Moçambique: "Não aceitamos pagar essa dívida"
8 de junho de 2016O Governo moçambicano vai à Assembleia da República esta quarta (08.06) e quinta-feira (09.06) prestar esclarecimentos sobre dívidas de 1,4 mil milhões de euros que não constavam das contas públicas.
Organizações da sociedade civil rejeitam que o país seja obrigado a pagar as dívidas das três polémicas empresas privadas Empresa Moçambicana de Atum (EMATUM), Mozambique Asset Management (MAM) e ProIndicus, contraídas entre 2013 e 2014 pelo anterior Executivo. O Fórum de Monitoria do Orçamento, o Grupo Moçambicano da Dívida e a Coligação Transparência e Justiça Fiscal lembram que as dívidas foram contraídas sem o aval do Parlamento e exigem, por isso, a responsabilização dos autores dos empréstimos.
As três organizações não-governamentais (ONG) consideram que o Estado agiu de forma inconstitucional, violando a alínea p) do número 2 do artigo 179 da Constituição, segundo a qual é da exclusiva competência do Parlamento "autorizar o Governo, definindo as condições gerais, a contrair ou a conceder empréstimos, a realizar outras operações de crédito, por período superior a um exercício económico e a estabelecer o limite máximo dos avales a conceder pelo Estado."
A DW África conversou com Paula Monjane, coordenadora do grupo das ONG.
DW África: Que exigências fazem ao Governo moçambicano?
Paula Monjane (PM): Como cidadãos moçambicanos, nós não aceitamos pagar essa dívida. Exigimos do Governo que faça uma publicação em fontes abertas e de maior acesso de toda a informação relacionada com a dívida pública, para que todos os moçambicanos tenham essa informação. Num segundo aspecto em relação ao Governo, queremos uma explicação pública e detalhada sobre as reais implicações desta dívida no seu bolso.
O terceiro aspecto que esperamos do Governo é um plano de ação com medidas monitoráveis pelo público sobre como responsabilizar os autores das inconstitucionalidades e ilegalidades da concessão dos avales do Estado a empresas privadas. Também esperamos do Governo a apresentação pública e detalhada das medidas de austeridade conducentes à superação da atual crise económica e da dívida. Por causa da dívida em particular, parceiros de cooperação cortaram o apoio programático. Então, há uma necessidade clara de Moçambique dizer como vai racionalizar a despesa.

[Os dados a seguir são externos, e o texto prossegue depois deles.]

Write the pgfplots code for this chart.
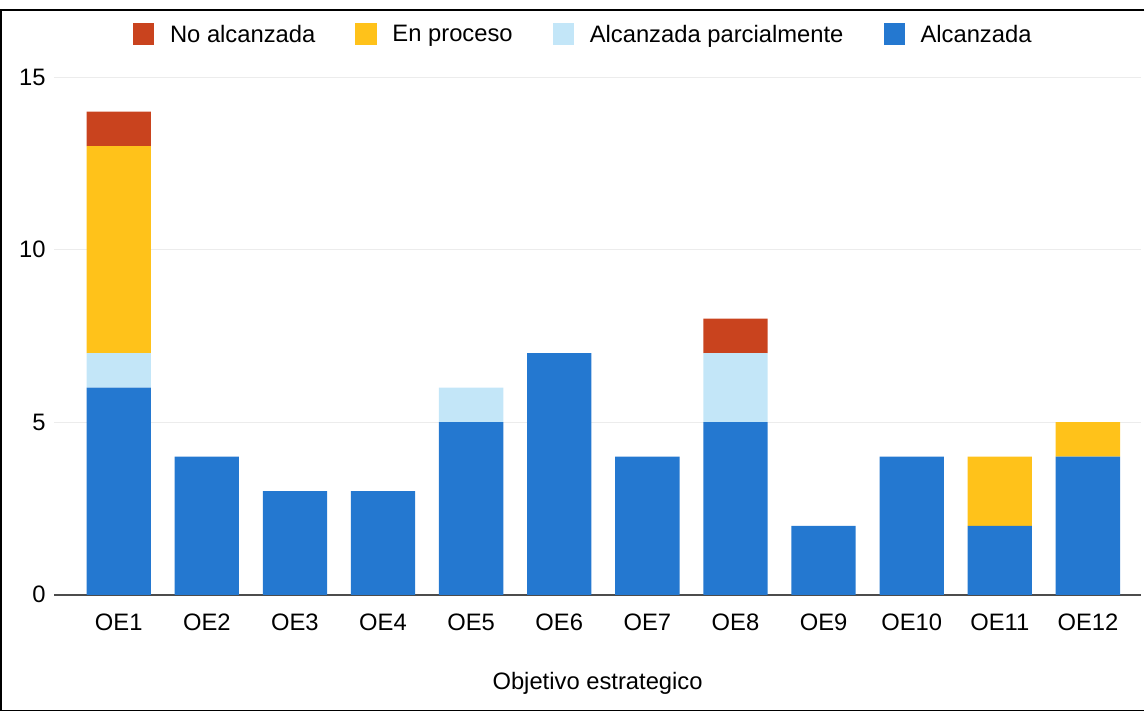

O quinto aspecto para o Governo é a indicação pública e detalhada de medidas a adotar em caso de impossibilidade de as empresas saldarem as dívidas nos prazos e montantes previamente acordados, quem são ou serão os financiadores, com que montantes e em que condições. Nós também exigimos da Assembleia da República, que é a representante dos cidadãos, que impeça a legalização e transformação das dívidas da ProIndicus e da MAM em dívidas soberanas. Exigimos também ao Parlamento a preparação e aprovação de uma lei de responsabilização fiscal para infratores da lei orçamental. O que acontece é que há um limite de avales que o Governo pode dar em cada ano fiscal. Entretanto, a lei é omissa em dizer que responsabilização se dá em caso de infração.
DW África: Caso não sejam cumpridas as vossas recomendações, teriam como entrar com alguma ação contra o Governo, como sociedade civil?
PM: No devido momento, iremos pronunciar-nos sobre o que iremos fazer, mas temos ainda fé que as instituições moçambicanas possam fazer alguma coisa. Portanto, não estamos a dirigir-nos apenas ao Governo, mas também a outras instituições do Estado, incluindo as instituições soberanas como o Parlamento, instituições judiciais. E acreditamos que elas ainda possam trabalhar e que terão um papel fundamental nesse processo. Se isso não acontecer, depois vamos pronunciar-nos sobre como achamos que devemos atuar.
DW África: Até agora há várias entidades a fazer pressão para isso. E um resultado ou uma resposta concreta até agora não houve.
PM: Exato. Nós vamos escutar e acompanhar atentamente o debate entre no Parlamento sobre a dívida pública, nos dias 8 e 9 de junho, e esperamos que o Governo tome uma atitude, principalmente sobre o assunto de uma auditoria a estas dívidas. E esperamos que haja alguma coisa. Se isso não acontecer, nós devidamente iremos contactar e informar o que iremos fazer. De certeza que não vamos parar por aqui. Como moçambicanos, a nossa intenção não é apenas fazer um comunicado para dizer que consta, mas que realmente não paguemos as dívidas, porque isso custa-nos no bolso e no bolso dos nossos irmãos.